En los últimos tiempos de peste me he topado con un sinfín de amigos, familiares y colegas, que no cesan de transmitirme su pesar por esta enorme lacra que parece perseguirnos.

Al margen de vivir en la preocupación por salvar nuestra salud y la del prójimo esquivando al bicho; los que tienen un trabajo fijo temen perderlo si esto se alarga en el tiempo, mientras que aquellos que somos trabajadores por cuenta propia no dejamos de preguntarnos en qué momento todo esto se esfumará como un mal sueño y la vida -como nuestra actividad- volverá a ser simplemente normal.

El aburrimiento y la vida pequeña se hacen presa en unos seres casi inertes que aguardan noticias frente al televisor, al tiempo que la incertidumbre devora nuestras entendederas hasta el punto de hacerlas puré y de obligarnos a vivir en un sube y baja emocional extenuante.

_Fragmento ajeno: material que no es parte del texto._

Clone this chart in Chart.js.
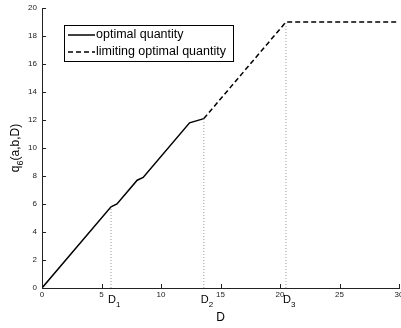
<!DOCTYPE html>
<html>
<head>
<meta charset="utf-8">
<script src="https://cdn.jsdelivr.net/npm/chart.js@4/dist/chart.umd.min.js"></script>
<style>
  html, body { margin: 0; padding: 0; background: #fff; }
  #wrap { width: 401px; height: 328px; }
</style>
</head>
<body>
<div id="wrap"><canvas id="chart" width="401" height="328"></canvas></div>
<script>
'use strict';

// ── Data ──────────────────────────────────────────────────────
const solidD = [0, 5.8, 6.3, 8.0, 8.5, 12.4, 13.6];
const solidQ = [0, 5.8, 6.0, 7.7, 7.9, 11.8, 12.1];
const dashD  = [13.6, 20.5, 30];
const dashQ  = [12.1, 19, 19];
const markD  = [5.8, 13.6, 20.5];
const markQ  = [5.8, 12.1, 19];
const markSub = ['1', '2', '3'];
const legendLabels = ['optimal quantity', 'limiting optimal quantity'];

const FONT = '"Liberation Sans", Arial, Helvetica, sans-serif';

function pts(xs, ys) { return xs.map((x, i) => ({ x, y: ys[i] })); }

const guideSets = markD.map((d, i) => ({
  data: pts([d, d], [0, markQ[i]]),
  borderColor: '#9a9a9a',
  borderWidth: 1,
  borderDash: [1, 2],
  pointRadius: 0,
  showLine: true,
}));

// ── Extras drawn on top: inward ticks, legend, labels ────────
const extras = {
  id: 'extras',
  afterDraw(chart) {
    const ctx = chart.ctx;
    const xs = chart.scales.x, ys = chart.scales.y;
    const a = chart.chartArea;
    ctx.save();
    ctx.strokeStyle = '#222';
    ctx.lineWidth = 1;
    xs.ticks.forEach((t) => {
      const px = Math.round(xs.getPixelForValue(t.value)) + 0.5;
      ctx.beginPath(); ctx.moveTo(px, a.bottom); ctx.lineTo(px, a.bottom - 4); ctx.stroke();
    });
    ys.ticks.forEach((t) => {
      const py = Math.round(ys.getPixelForValue(t.value)) + 0.5;
      ctx.beginPath(); ctx.moveTo(a.left, py); ctx.lineTo(a.left + 4, py); ctx.stroke();
    });

    // D1..D3 labels
    ctx.fillStyle = '#000';
    ctx.textBaseline = 'alphabetic';
    markD.forEach((d, i) => {
      const px = xs.getPixelForValue(d);
      ctx.font = '11px ' + FONT;
      ctx.textAlign = 'left';
      ctx.fillText('D', px - 3, a.bottom + 15);
      const w = ctx.measureText('D').width;
      ctx.font = '8px ' + FONT;
      ctx.fillText(markSub[i], px - 3 + w, a.bottom + 19);
    });

    // y axis title with subscript
    ctx.save();
    ctx.translate(19, ys.getPixelForValue(10));
    ctx.rotate(-Math.PI / 2);
    ctx.font = '12px ' + FONT;
    const w1 = ctx.measureText('q').width;
    const w3 = ctx.measureText('(a,b,D)').width;
    ctx.font = '9px ' + FONT;
    const w2 = ctx.measureText('6').width;
    let x0 = -(w1 + w2 + w3) / 2;
    ctx.textAlign = 'left';
    ctx.font = '12px ' + FONT;
    ctx.fillText('q', x0, 0);
    ctx.font = '9px ' + FONT;
    ctx.fillText('6', x0 + w1, 4);
    ctx.font = '12px ' + FONT;
    ctx.fillText('(a,b,D)', x0 + w1 + w2, 0);
    ctx.restore();

    // legend box
    const lx = 64.5, ly = 25.5, lw = 169, lh = 36;
    ctx.fillStyle = '#fff';
    ctx.fillRect(lx, ly, lw, lh);
    ctx.strokeStyle = '#000';
    ctx.lineWidth = 1;
    ctx.strokeRect(lx, ly, lw, lh);
    ctx.lineWidth = 1.5;
    ctx.beginPath(); ctx.moveTo(68, 35); ctx.lineTo(95, 35); ctx.stroke();
    ctx.setLineDash([5, 3]);
    ctx.beginPath(); ctx.moveTo(68, 52); ctx.lineTo(95, 52); ctx.stroke();
    ctx.setLineDash([]);
    ctx.fillStyle = '#000';
    ctx.font = '12.5px ' + FONT;
    ctx.textAlign = 'left';
    ctx.textBaseline = 'middle';
    ctx.fillText(legendLabels[0], 96, 35);
    ctx.fillText(legendLabels[1], 96, 52);
    ctx.restore();
  },
};

// ── Chart ─────────────────────────────────────────────────────
new Chart(document.getElementById('chart').getContext('2d'), {
  type: 'scatter',
  data: {
    datasets: [
      ...guideSets,
      {
        label: legendLabels[0],
        data: pts(solidD, solidQ),
        borderColor: '#000',
        borderWidth: 1.5,
        pointRadius: 0,
        showLine: true,
      },
      {
        label: legendLabels[1],
        data: pts(dashD, dashQ),
        borderColor: '#000',
        borderWidth: 1.5,
        borderDash: [5, 3],
        pointRadius: 0,
        showLine: true,
      },
    ],
  },
  options: {
    responsive: false,
    animation: false,
    layout: { padding: { top: 8, right: 2, left: 0, bottom: 0 } },
    plugins: { legend: { display: false }, tooltip: { enabled: false } },
    scales: {
      x: {
        type: 'linear', min: 0, max: 30,
        ticks: { stepSize: 5, autoSkip: false, maxRotation: 0, padding: 2,
                 color: '#222', font: { size: 8, family: FONT } },
        grid: { display: false, drawTicks: false },
        border: { display: true, color: '#222', width: 1 },
        title: { display: true, text: 'D', color: '#000',
                 font: { size: 12, family: FONT }, padding: { top: 0, bottom: 3 } },
        afterFit(s) { s.height = 40; s.paddingLeft = 0; s.paddingRight = 0; },
      },
      y: {
        type: 'linear', min: 0, max: 20,
        ticks: { stepSize: 2, autoSkip: false, padding: 5,
                 color: '#222', font: { size: 8, family: FONT } },
        grid: { display: false, drawTicks: false },
        border: { display: true, color: '#222', width: 1 },
        afterFit(s) { s.width = 42; s.paddingTop = 0; s.paddingBottom = 0; },
      },
    },
  },
  plugins: [extras],
});
</script>
</body>
</html>
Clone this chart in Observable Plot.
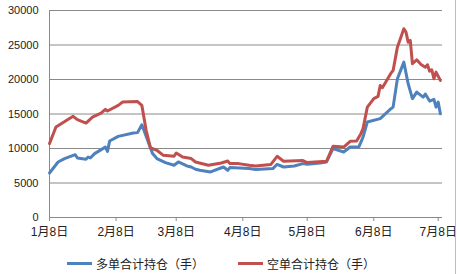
<!DOCTYPE html>
<html>
<head>
<meta charset="utf-8">
<script src="https://cdn.jsdelivr.net/npm/d3@7"></script>
<script src="https://cdn.jsdelivr.net/npm/@observablehq/plot@0.6"></script>
<style>
  html, body { margin: 0; padding: 0; background: #fff; }
  #wrap { position: relative; width: 457px; height: 274px; overflow: hidden;
          font-family: 'Liberation Sans', 'Noto Sans CJK SC', sans-serif; }
  #legend { position: absolute; left: 0; top: 253px; height: 20px; width: 457px; font-size: 12px; color: #222; }
  .item { position: absolute; top: 0; height: 20px; display: flex; align-items: center; }
  .sw { width: 25px; height: 3px; margin-right: 4px; }
  #edge { position: absolute; left: 455px; top: 0; width: 1px; height: 274px; background: #bdbdbd; }
</style>
</head>
<body>
<div id="wrap">
  <div id="chart"></div>
  <div id="legend"></div>
  <div id="edge"></div>
</div>
<script>
// Series names
const seriesNames = ["多单合计持仓（手）", "空单合计持仓（手）"];
const seriesColors = ["#4F81BD", "#C0504D"];

// 多单合计持仓 (long)
const longDates = ["2013-01-08","2013-01-12","2013-01-15","2013-01-20","2013-01-21","2013-01-25","2013-01-26","2013-01-27","2013-01-29","2013-02-03","2013-02-04","2013-02-05","2013-02-09","2013-02-16","2013-02-18","2013-02-20","2013-02-21","2013-02-25","2013-02-27","2013-03-03","2013-03-07","2013-03-09","2013-03-13","2013-03-15","2013-03-17","2013-03-19","2013-03-24","2013-03-30","2013-04-01","2013-04-02","2013-04-11","2013-04-14","2013-04-22","2013-04-24","2013-04-27","2013-05-02","2013-05-06","2013-05-08","2013-05-14","2013-05-17","2013-05-20","2013-05-25","2013-05-28","2013-06-01","2013-06-03","2013-06-05","2013-06-11","2013-06-16","2013-06-17","2013-06-19","2013-06-22","2013-06-24","2013-06-26","2013-06-28","2013-07-01","2013-07-02","2013-07-04","2013-07-06","2013-07-07","2013-07-08","2013-07-09"];
const longValues = [6450,8050,8540,9100,8620,8440,8770,8620,9260,10200,9590,11080,11760,12240,12300,13450,12630,9260,8540,7950,7570,8050,7470,7320,6990,6840,6600,7320,6840,7230,7090,6950,7090,7710,7320,7470,7810,7710,7900,8050,9980,9490,10210,10210,11660,13830,14330,15770,16000,20110,22520,19390,17220,18170,17450,17900,16870,17120,16000,16730,15050];

// 空单合计持仓 (short)
const shortDates = ["2013-01-08","2013-01-11","2013-01-19","2013-01-21","2013-01-25","2013-01-28","2013-02-01","2013-02-03","2013-02-04","2013-02-09","2013-02-11","2013-02-18","2013-02-20","2013-02-22","2013-02-24","2013-02-27","2013-03-02","2013-03-07","2013-03-08","2013-03-11","2013-03-15","2013-03-17","2013-03-23","2013-03-29","2013-04-01","2013-04-02","2013-04-06","2013-04-11","2013-04-14","2013-04-21","2013-04-24","2013-04-27","2013-05-06","2013-05-08","2013-05-17","2013-05-20","2013-05-25","2013-05-28","2013-05-31","2013-06-02","2013-06-03","2013-06-05","2013-06-08","2013-06-10","2013-06-11","2013-06-12","2013-06-16","2013-06-17","2013-06-19","2013-06-22","2013-06-23","2013-06-24","2013-06-25","2013-06-26","2013-06-28","2013-06-30","2013-07-02","2013-07-03","2013-07-04","2013-07-05","2013-07-06","2013-07-07","2013-07-09"];
const shortValues = [10710,13110,14660,14180,13690,14560,15140,15670,15430,16250,16730,16800,16250,12630,10130,9740,9010,8870,9350,8770,8540,8050,7570,7900,8190,7810,7810,7570,7470,7670,8870,8150,8250,7960,8150,10320,10210,11040,11080,12150,12880,16000,17220,17550,19140,18810,20920,21310,24690,27350,26860,25410,25660,22280,22860,22180,21790,22140,21210,21410,20110,21070,19870];

// Axis ticks
const xTickDates = ["2013-01-08","2013-02-08","2013-03-08","2013-04-08","2013-05-08","2013-06-08","2013-07-08"];
const yTicks = [0, 5000, 10000, 15000, 20000, 25000, 30000];

const parse = s => new Date(s + "T00:00:00Z");
const rows = [];
longDates.forEach((d, i) => rows.push({date: parse(d), value: longValues[i], series: seriesNames[0]}));
shortDates.forEach((d, i) => rows.push({date: parse(d), value: shortValues[i], series: seriesNames[1]}));

const xStart = parse("2013-01-08"), xEnd = parse("2013-07-10");

const chart = Plot.plot({
  width: 457,
  height: 253,
  marginLeft: 49,
  marginRight: 15,
  marginTop: 10,
  marginBottom: 36,
  style: {fontFamily: "'Liberation Sans', 'Noto Sans CJK SC', sans-serif", fontSize: "11px", color: "#222", background: "#fff"},
  x: {type: "utc", domain: [xStart, xEnd]},
  y: {domain: [0, 30000]},
  color: {domain: seriesNames, range: seriesColors},
  marks: [
    Plot.gridY(yTicks.filter(v => v > 0), {stroke: "#8a8a8a", strokeOpacity: 1, strokeWidth: 1}),
    Plot.ruleX([xStart], {stroke: "#8a8a8a", strokeWidth: 1}),
    Plot.ruleY([0], {stroke: "#8a8a8a", strokeWidth: 1}),
    Plot.axisY(yTicks, {tickSize: 0, tickPadding: 11, label: null, fontSize: 11, tickFormat: d => String(d)}),
    Plot.axisX(xTickDates.map(parse), {
      tickSize: 4, tickPadding: 6, label: null, stroke: "#8a8a8a", fontSize: 12,
      tickFormat: d => `${d.getUTCMonth() + 1}月${d.getUTCDate()}日`
    }),
    Plot.line(rows, {x: "date", y: "value", z: "series", stroke: "series", strokeWidth: 3, strokeLinejoin: "round", curve: "linear"})
  ]
});
document.getElementById("chart").appendChild(chart);

// Legend
const legend = document.getElementById("legend");
const lefts = [67, 238];
seriesNames.forEach((name, i) => {
  const it = document.createElement("div");
  it.className = "item";
  it.style.left = lefts[i] + "px";
  const sw = document.createElement("div");
  sw.className = "sw";
  sw.style.background = seriesColors[i];
  const tx = document.createElement("span");
  tx.textContent = name;
  it.appendChild(sw);
  it.appendChild(tx);
  legend.appendChild(it);
});
</script>
</body>
</html>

El coronavirus destroza nuestros cuerpos y, por ende, nuestras mentes. Al que lo pilla lo abate. Al que no, lo hace machacando su psique de tanto pensar en cómo salir de un callejón sin salida clara, que ya lleva entre nosotros medio año. Y es que, aunque se trata de un virus que afecta mayoritariamente a los pulmones, los ánimos de la mayoría de los ciudadanos se encuentran crispados, desilusionados y a punta de gas.

Que vivir en estos tiempos es un reto, no creo que represente un secreto para nadie; pero no debemos olvidar que, para llegar hasta aquí, antes hubo otros que pasaron por las tierras que ahora ocupamos. Otros que también capearon pestes de toda índole, persecuciones y guerras de todo signo y color. Gente como nosotros, con otras vestimentas y menos avances a sus alcances, pero gente al fin y al cabo.

Personas que, como nosotros, no sabían lo que iba a suceder mientras estaba sucediendo. No tenían ni idea de hacia dónde iban o cómo acabaría aquello que les atormentaba? Y, aunque muchos perecieron, otros muchos se salvaron y lograron cimentar el mundo que hoy -coronavirus aparte- conocemos.

Si analizamos bien la situación, descubriremos que en realidad siempre hemos vivido en la incertidumbre, tanto nuestros antepasados como nosotros mismos. Desde que nacemos, todo es una incógnita. Más tarde sumaremos a la nuestra propia aquella que aportará nuestra pareja y también las que traigan consigo nuestros hijos.

La cuestión principal es que ahora, a mayores del peso que siempre tiene lo incierto, hay que sumar la pérdida casi completa de nuestra libertad. Por ello, las posibles incertidumbres generadas por los cambios se han elevado al cuadrado. Una fuerza mayor que ellos mismos decide por encima de todo lo que ya nos inquietaba o ilusionaba. En realidad, por primera vez desde que nacimos todos los que podemos leer esto, nos sentimos en manos del destino?, pero no se aflijan, si echan la vista atrás en la historia que nos precede, otros pasaron por miedos tan grandes y pudieron contarlo y continuar. Quizás, lo único cierto de todo es que todo ha sido siempre incierto, aunque estábamos demasiado ocupados para reparar en ello.